-- RECORDS TO PROCESS --
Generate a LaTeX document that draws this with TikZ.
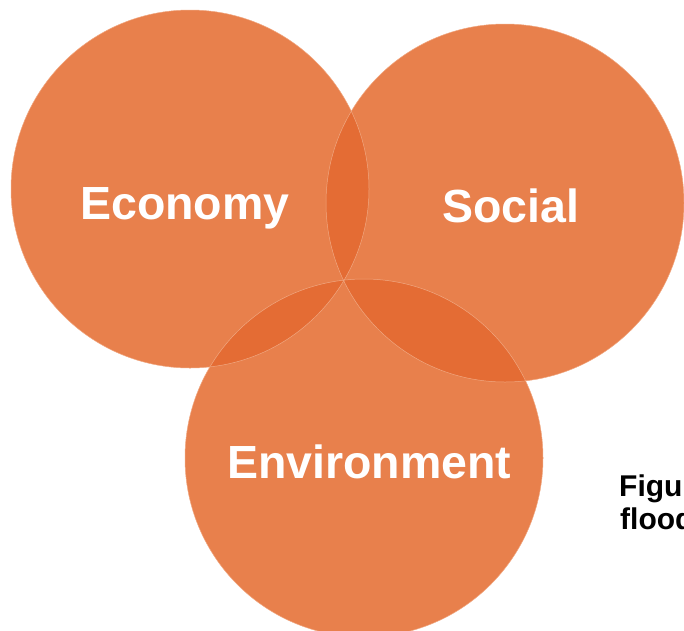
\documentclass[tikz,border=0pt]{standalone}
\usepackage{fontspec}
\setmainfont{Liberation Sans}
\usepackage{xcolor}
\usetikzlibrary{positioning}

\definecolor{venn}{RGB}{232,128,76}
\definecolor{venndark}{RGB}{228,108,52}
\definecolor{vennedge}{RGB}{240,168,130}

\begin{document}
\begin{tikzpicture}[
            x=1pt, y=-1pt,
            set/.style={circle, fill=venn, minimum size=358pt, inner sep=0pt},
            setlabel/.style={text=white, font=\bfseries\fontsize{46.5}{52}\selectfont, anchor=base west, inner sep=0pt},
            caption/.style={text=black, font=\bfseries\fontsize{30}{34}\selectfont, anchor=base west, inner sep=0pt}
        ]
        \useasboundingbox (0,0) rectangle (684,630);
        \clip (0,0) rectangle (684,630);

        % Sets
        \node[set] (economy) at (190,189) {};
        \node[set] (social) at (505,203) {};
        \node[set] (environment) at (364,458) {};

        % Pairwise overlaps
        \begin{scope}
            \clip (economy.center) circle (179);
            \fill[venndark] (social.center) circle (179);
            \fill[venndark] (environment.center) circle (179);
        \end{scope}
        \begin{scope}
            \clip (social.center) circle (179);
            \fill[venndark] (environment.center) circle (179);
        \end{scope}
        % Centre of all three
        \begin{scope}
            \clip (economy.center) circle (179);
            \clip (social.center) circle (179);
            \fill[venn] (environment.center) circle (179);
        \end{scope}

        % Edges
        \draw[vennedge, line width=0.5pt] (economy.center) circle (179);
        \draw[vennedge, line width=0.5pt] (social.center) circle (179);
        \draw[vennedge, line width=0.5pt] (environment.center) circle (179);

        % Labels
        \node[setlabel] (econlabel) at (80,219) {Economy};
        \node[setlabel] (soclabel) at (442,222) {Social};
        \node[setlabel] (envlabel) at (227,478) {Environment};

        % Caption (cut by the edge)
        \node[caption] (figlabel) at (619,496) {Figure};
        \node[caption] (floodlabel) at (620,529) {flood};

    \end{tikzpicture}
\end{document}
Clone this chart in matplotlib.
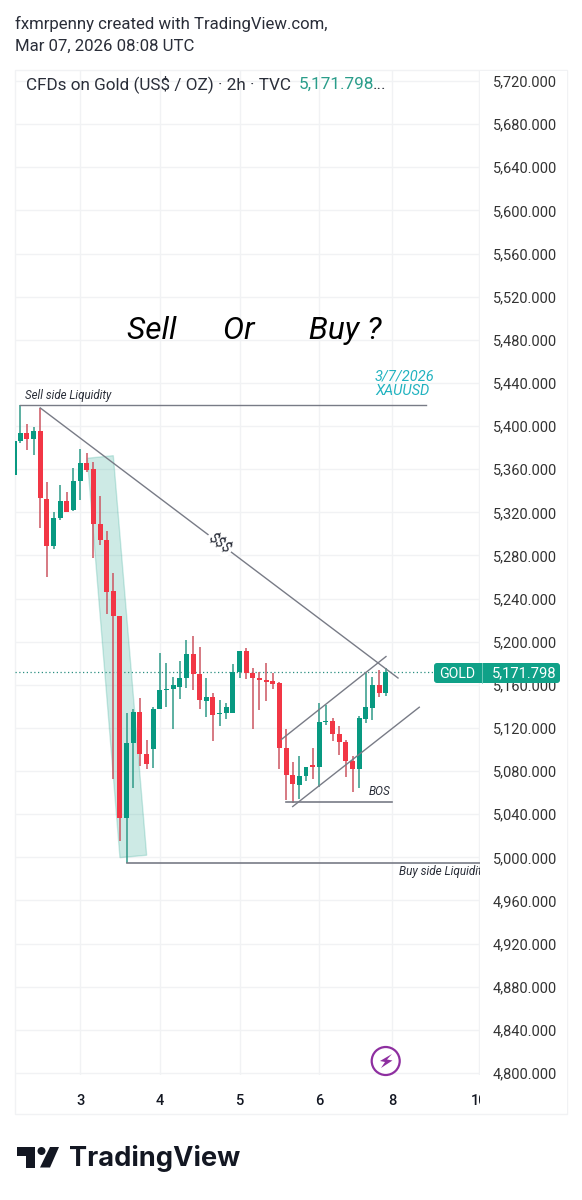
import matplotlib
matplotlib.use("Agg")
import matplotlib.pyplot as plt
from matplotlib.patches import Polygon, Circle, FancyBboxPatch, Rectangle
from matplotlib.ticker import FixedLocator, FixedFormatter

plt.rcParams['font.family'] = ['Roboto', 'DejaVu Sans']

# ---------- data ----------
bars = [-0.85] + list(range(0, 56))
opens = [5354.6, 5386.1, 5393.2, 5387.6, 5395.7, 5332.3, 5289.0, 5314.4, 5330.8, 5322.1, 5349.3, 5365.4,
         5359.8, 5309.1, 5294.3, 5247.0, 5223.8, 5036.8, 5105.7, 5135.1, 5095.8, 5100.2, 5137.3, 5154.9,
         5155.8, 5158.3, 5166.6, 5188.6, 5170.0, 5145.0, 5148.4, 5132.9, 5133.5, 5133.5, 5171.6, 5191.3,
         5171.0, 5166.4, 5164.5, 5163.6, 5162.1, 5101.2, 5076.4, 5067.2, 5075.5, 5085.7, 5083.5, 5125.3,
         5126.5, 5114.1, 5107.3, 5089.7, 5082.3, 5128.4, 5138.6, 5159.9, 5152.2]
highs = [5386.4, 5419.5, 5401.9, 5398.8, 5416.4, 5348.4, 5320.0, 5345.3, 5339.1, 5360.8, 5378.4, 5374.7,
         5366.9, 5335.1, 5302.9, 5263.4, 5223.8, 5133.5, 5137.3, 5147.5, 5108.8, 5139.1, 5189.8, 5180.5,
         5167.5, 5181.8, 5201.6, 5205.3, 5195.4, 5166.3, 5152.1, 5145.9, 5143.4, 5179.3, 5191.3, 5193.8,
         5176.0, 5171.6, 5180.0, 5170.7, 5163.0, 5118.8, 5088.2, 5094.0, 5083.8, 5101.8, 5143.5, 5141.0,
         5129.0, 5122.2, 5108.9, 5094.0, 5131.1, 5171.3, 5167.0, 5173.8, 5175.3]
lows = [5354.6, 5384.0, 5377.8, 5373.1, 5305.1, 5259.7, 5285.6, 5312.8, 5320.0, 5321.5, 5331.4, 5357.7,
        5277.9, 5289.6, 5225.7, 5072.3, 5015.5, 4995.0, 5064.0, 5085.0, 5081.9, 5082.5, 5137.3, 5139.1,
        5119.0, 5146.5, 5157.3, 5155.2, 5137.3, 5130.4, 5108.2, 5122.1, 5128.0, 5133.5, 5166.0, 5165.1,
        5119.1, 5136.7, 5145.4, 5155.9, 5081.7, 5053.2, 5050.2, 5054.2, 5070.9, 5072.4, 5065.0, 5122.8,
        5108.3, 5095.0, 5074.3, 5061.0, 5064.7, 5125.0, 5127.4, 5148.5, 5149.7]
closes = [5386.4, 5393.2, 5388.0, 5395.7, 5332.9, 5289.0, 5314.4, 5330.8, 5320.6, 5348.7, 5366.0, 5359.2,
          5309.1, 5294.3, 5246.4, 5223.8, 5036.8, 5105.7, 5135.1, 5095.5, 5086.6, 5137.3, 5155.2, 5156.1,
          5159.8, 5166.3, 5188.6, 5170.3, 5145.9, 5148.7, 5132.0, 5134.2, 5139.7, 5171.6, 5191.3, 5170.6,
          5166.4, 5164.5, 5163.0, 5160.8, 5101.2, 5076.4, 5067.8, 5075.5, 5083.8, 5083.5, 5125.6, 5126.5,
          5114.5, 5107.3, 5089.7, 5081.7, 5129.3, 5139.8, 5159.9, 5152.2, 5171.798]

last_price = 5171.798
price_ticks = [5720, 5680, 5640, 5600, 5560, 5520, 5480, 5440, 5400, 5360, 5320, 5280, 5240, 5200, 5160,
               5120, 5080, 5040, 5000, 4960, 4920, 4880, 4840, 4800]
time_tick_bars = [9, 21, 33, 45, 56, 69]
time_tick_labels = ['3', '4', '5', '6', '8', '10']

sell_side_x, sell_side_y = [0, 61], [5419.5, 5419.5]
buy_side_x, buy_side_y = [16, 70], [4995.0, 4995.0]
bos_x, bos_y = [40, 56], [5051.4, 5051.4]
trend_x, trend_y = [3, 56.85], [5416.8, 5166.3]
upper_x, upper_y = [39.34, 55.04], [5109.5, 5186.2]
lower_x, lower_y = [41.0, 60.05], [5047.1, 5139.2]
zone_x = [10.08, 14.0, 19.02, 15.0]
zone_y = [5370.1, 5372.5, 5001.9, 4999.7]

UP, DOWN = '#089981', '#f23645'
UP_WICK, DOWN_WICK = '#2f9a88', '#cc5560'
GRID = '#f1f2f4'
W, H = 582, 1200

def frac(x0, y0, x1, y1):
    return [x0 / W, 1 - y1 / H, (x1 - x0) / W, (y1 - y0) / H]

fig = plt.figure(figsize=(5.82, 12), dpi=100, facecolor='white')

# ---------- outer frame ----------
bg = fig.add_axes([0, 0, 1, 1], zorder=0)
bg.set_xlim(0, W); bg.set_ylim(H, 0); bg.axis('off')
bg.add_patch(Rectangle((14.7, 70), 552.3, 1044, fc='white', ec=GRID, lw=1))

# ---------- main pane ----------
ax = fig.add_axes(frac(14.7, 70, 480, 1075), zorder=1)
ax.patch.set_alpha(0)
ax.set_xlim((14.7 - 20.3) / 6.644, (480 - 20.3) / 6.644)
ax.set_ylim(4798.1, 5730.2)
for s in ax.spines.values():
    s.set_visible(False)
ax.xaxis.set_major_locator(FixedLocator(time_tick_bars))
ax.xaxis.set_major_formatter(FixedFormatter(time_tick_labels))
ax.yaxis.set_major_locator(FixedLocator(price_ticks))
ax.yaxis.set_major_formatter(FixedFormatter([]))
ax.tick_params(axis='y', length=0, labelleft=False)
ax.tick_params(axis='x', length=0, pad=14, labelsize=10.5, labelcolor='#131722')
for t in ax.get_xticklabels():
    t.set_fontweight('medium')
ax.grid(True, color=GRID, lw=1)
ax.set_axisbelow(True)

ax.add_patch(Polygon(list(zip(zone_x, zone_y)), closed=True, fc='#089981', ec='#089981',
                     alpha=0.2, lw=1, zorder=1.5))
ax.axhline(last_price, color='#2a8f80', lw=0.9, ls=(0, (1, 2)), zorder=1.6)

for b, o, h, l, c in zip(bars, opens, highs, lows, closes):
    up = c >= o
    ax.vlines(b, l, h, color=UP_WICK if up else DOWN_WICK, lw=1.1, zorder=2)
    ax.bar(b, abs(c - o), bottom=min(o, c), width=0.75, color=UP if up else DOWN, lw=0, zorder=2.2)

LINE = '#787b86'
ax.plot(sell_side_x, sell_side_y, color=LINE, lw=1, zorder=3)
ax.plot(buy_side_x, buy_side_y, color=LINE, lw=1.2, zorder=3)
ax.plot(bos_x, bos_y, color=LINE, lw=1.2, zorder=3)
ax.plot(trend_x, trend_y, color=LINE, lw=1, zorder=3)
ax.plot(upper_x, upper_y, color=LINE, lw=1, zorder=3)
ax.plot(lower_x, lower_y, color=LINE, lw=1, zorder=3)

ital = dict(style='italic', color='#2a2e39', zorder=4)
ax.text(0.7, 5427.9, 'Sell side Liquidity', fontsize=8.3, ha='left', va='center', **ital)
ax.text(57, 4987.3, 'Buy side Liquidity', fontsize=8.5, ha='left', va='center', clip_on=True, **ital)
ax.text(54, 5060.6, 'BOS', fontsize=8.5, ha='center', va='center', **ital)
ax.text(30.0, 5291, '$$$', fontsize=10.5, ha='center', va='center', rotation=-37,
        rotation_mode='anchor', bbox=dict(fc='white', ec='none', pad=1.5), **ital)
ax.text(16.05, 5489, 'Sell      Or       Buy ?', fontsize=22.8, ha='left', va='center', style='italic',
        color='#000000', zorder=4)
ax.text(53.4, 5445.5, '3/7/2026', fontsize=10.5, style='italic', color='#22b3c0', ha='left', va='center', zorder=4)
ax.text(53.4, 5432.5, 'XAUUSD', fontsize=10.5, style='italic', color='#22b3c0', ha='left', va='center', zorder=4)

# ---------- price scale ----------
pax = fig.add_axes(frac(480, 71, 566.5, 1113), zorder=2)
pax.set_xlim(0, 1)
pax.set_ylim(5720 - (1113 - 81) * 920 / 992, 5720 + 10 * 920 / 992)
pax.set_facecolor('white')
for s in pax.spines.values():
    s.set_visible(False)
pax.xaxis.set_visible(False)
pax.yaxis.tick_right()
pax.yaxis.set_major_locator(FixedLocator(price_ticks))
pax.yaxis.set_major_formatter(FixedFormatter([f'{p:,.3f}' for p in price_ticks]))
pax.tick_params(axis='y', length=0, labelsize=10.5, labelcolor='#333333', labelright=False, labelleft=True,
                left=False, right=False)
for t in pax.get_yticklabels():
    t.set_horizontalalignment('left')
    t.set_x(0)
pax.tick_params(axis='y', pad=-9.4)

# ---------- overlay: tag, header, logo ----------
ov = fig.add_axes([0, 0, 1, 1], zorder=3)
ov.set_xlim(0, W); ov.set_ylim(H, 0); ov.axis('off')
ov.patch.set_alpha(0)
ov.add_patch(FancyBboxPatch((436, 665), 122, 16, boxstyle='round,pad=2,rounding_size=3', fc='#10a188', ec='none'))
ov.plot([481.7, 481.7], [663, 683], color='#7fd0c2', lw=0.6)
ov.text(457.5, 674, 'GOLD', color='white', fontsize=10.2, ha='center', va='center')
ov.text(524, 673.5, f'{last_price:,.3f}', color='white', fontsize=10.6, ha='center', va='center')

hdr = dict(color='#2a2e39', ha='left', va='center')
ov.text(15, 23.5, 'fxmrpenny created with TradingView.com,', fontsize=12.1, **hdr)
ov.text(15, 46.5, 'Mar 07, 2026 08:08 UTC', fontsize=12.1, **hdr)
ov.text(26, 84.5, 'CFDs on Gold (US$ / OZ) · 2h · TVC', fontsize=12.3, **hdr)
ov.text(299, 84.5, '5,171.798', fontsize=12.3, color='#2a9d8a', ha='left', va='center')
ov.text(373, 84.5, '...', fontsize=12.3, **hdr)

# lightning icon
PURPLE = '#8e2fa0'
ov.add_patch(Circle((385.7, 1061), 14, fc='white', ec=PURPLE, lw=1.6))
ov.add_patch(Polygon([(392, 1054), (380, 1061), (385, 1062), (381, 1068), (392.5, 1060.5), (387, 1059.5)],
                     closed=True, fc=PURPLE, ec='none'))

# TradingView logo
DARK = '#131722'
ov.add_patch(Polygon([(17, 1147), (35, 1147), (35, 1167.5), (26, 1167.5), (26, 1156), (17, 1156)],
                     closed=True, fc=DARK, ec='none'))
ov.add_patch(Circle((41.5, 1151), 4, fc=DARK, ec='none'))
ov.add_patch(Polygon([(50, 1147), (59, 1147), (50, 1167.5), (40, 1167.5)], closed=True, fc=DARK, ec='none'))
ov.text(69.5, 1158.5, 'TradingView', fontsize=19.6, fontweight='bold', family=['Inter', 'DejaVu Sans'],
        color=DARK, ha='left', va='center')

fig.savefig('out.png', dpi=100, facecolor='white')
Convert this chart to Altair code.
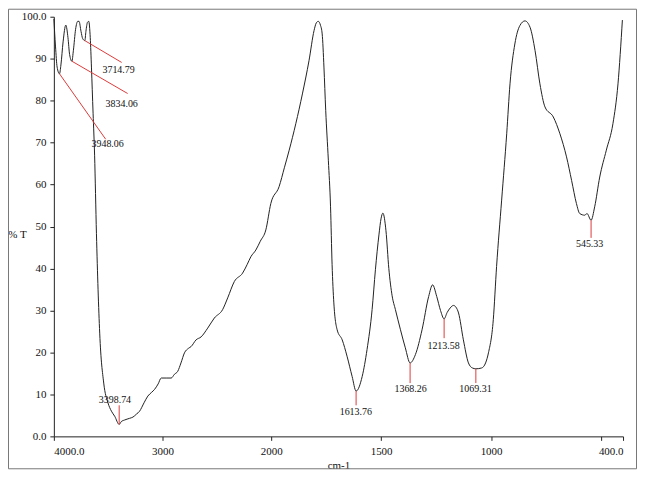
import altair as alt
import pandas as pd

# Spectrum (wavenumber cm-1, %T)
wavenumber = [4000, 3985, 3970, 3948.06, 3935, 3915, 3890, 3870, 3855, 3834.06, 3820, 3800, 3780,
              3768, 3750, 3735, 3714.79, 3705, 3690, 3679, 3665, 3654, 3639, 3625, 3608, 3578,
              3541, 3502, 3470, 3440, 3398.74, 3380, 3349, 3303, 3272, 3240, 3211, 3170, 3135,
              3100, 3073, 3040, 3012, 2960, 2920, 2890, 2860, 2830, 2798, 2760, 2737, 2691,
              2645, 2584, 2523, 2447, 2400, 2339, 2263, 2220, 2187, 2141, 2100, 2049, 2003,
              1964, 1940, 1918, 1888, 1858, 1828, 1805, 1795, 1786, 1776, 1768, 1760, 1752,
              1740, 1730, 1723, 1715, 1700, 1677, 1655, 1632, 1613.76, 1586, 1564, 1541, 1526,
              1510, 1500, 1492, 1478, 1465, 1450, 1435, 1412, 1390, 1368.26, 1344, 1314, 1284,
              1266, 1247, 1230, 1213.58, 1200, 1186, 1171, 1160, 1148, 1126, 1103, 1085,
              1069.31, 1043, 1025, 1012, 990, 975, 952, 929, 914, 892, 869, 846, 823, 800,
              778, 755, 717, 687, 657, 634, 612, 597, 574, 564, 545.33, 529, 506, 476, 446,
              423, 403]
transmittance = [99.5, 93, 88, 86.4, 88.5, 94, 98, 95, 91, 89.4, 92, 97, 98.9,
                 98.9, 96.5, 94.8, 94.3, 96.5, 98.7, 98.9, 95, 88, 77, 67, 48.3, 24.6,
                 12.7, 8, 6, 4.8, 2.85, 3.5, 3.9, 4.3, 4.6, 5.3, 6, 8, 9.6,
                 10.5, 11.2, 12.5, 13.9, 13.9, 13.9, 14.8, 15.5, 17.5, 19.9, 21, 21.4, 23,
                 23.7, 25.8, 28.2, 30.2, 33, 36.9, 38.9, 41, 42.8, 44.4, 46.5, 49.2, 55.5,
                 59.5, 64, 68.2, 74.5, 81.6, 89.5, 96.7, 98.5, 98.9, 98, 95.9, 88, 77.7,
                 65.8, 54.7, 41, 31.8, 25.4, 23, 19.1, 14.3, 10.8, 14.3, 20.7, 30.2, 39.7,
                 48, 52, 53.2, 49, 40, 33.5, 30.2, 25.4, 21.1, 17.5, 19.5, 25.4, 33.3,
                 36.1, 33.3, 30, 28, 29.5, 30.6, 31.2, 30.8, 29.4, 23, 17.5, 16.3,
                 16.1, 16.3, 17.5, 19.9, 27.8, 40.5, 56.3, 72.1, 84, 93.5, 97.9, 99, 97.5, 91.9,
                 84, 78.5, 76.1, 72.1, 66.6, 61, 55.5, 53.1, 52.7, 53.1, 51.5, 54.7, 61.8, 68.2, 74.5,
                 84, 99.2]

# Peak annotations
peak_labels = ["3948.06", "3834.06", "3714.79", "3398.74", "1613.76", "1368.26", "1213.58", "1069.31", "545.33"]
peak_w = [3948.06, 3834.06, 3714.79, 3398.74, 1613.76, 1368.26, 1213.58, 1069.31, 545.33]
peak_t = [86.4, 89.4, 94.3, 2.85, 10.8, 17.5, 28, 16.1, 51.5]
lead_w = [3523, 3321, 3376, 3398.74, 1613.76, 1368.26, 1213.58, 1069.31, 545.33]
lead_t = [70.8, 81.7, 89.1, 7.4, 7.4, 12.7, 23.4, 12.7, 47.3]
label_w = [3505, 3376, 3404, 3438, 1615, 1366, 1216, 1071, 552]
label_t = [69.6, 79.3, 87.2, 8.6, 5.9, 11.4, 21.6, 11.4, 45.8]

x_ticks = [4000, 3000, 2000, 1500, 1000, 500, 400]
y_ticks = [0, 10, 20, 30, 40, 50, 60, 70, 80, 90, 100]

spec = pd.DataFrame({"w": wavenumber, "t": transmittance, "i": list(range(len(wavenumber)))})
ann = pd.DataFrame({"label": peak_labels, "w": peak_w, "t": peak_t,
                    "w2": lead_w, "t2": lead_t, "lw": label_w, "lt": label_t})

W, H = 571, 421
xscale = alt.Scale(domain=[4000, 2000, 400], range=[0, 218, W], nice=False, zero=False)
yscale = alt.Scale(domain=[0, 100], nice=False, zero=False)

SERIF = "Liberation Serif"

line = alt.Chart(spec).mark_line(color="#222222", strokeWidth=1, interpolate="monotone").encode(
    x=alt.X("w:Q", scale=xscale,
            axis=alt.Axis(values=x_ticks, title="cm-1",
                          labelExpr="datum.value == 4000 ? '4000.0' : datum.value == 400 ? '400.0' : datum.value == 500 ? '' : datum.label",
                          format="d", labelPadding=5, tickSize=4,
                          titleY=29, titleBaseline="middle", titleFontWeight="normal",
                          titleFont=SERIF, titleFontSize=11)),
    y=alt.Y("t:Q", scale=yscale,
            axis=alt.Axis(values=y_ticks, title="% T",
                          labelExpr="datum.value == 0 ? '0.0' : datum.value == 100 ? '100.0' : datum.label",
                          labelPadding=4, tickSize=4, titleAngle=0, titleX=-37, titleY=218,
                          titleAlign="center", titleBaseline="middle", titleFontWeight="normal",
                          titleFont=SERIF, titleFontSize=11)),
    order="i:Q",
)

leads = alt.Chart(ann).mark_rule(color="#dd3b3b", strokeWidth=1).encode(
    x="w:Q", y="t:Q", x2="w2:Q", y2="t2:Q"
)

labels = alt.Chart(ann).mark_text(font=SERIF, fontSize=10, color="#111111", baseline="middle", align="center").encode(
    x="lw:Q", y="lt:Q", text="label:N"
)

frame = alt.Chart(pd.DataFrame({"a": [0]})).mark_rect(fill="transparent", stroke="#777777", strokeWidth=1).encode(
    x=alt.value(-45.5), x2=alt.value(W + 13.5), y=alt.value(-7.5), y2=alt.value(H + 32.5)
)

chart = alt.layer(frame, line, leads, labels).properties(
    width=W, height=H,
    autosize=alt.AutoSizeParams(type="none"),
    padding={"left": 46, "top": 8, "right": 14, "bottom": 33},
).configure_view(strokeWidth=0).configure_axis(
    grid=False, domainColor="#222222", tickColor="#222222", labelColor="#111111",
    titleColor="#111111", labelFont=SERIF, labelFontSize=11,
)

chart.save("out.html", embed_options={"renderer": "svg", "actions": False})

-- WHAT YOU WILL DO --
Give again, word for word, every line from the top of the data through the line with "(envlabel) at (227,478)", both ends included, and exclude the pictures.

-- RESPONSE --
Generate a LaTeX document that draws this with TikZ.
\documentclass[tikz,border=0pt]{standalone}
\usepackage{fontspec}
\setmainfont{Liberation Sans}
\usepackage{xcolor}
\usetikzlibrary{positioning}

\definecolor{venn}{RGB}{232,128,76}
\definecolor{venndark}{RGB}{228,108,52}
\definecolor{vennedge}{RGB}{240,168,130}

\begin{document}
\begin{tikzpicture}[
            x=1pt, y=-1pt,
            set/.style={circle, fill=venn, minimum size=358pt, inner sep=0pt},
            setlabel/.style={text=white, font=\bfseries\fontsize{46.5}{52}\selectfont, anchor=base west, inner sep=0pt},
            caption/.style={text=black, font=\bfseries\fontsize{30}{34}\selectfont, anchor=base west, inner sep=0pt}
        ]
        \useasboundingbox (0,0) rectangle (684,630);
        \clip (0,0) rectangle (684,630);

        % Sets
        \node[set] (economy) at (190,189) {};
        \node[set] (social) at (505,203) {};
        \node[set] (environment) at (364,458) {};

        % Pairwise overlaps
        \begin{scope}
            \clip (economy.center) circle (179);
            \fill[venndark] (social.center) circle (179);
            \fill[venndark] (environment.center) circle (179);
        \end{scope}
        \begin{scope}
            \clip (social.center) circle (179);
            \fill[venndark] (environment.center) circle (179);
        \end{scope}
        % Centre of all three
        \begin{scope}
            \clip (economy.center) circle (179);
            \clip (social.center) circle (179);
            \fill[venn] (environment.center) circle (179);
        \end{scope}

        % Edges
        \draw[vennedge, line width=0.5pt] (economy.center) circle (179);
        \draw[vennedge, line width=0.5pt] (social.center) circle (179);
        \draw[vennedge, line width=0.5pt] (environment.center) circle (179);

        % Labels
        \node[setlabel] (econlabel) at (80,219) {Economy};
        \node[setlabel] (soclabel) at (442,222) {Social};
        \node[setlabel] (envlabel) at (227,478) {Environment};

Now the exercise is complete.